The Student may be an aspiring CMU engineer, an existing CMU student, or an engineering student in another school. They have a lot of demographic overlap with traditional students and a lot of interest overlap with The Stargazer. Note, that while STEM generally skews male, IRIS is a female-led team and there could be an opportunity there to specifically attract female STEM students to become fans of the project.

The science blogger is a member of the media who is writing a story on IRIS. They think they just want the hard cold facts and a quick download of the media kit, but giving them aesthetically appealing and engaging content it will subconsciously make them more enthusiastic, and accurate, in their writing.

Other potential users, whose goals will be similar to the above archetypes include:
  • Friends and Family
  • CMU faculty
  • Aerospace recruiters
  • Other lunar rover teams


Before design began, UI Requirements were formalized and a basic site map was created. Because the IA was relatively straightforward, no formal user or task flows were needed. As the client was already familiar with the Webflow, the site was designed specifically to work well for that platform. Based on client interviews and existing collateral, a punchy and bold artsy design aesthetic was chosen. Quick concept sketches were created with basic layout ideas:
The general concept of the site was to take users on a narrative journey down the home page, with off-ramps as needed to explore other sections in detail. The final version of the page would involve a lot of subtle animation as items were scrolled into view, including the two white line "tracks" of the rover making their way down the page. A sticky nav with social links and an automatic scroll button would be ever-present on the right.
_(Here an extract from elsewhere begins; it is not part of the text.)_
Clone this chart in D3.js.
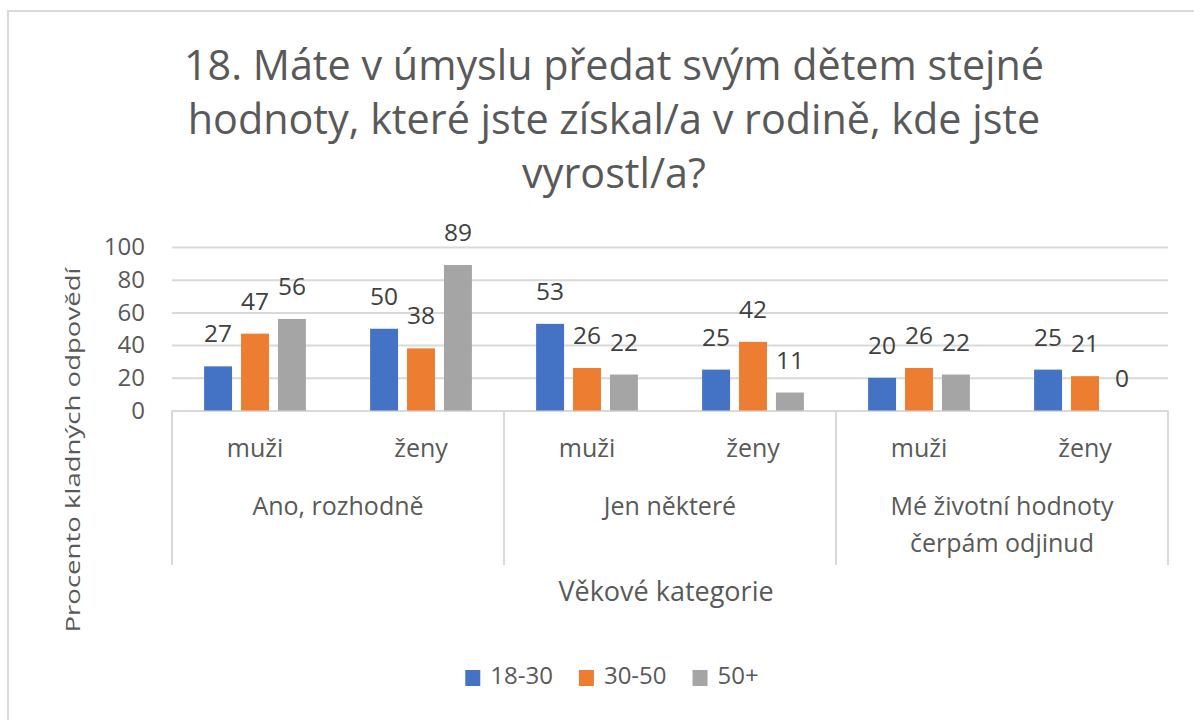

Due to the home page layout being so heavily informed by the graphical flow of elements, and the speed of designing with Figma, creating wireframes was seen as an extra step with no actionable data, so I moved directly to a high fidelity prototype consisting of all the major pages with placeholder images and text.

The final interactive prototype (desktop viewing recommended):

testing and iterations

The design went through a few minor changes, mostly aesthetic, based on internal feedback and tinkering, group crits, and a few rounds of prototype user testing. There were no issues with the general flow and usability of the site, which was expected as it was designed to be simple, straightforward, and bold.
The contact form, visible on most pages, went through a drastic redesign to better fit the UI look and feel of the page.
The team member cards also went through a visual change to better match the thin white line theme one the rest of the site and to visually stray away from a large wall of white tiles.
The overlay menu was given a visual upgrade through a softer radial gradient and the addition of a wireframe mesh moon landscape surface that again tied back into the thin white line aesthetic.
The Contact page went through an iteration as users were somewhat confused with what the different logos meant on the page. The final design got rid of the redundant IRIS logo, matched the form to the contact form on other pages, gave the media kit an icon, and added a partner heading.

responsive design

Once the desktop designs were finalized, mobile versions were created.
The home page was simply scaled-down with a tighter stack, but still containing the feel of a narrative journey. The About the Rover and About the Mission (not pictured) pages were scaled-down with a more traditional linear stacking.
The Team page, with its module cards, was a simple stack. Similarly, the blog page was stacked but the cards were redesigned for vertical formatting.
IRIS menu screenshot
Finally, the Footer and overlay Menu received fairly standard responsive designs. Social media links, always present on the sticky nav in desktop were moved to the footer on mobile.

next steps

The concept will be presented to the client for feedback and to get final copy and any updated graphic assets. User testing of a mobile prototype will then be conducted for any final iterations before moving onto building the final site.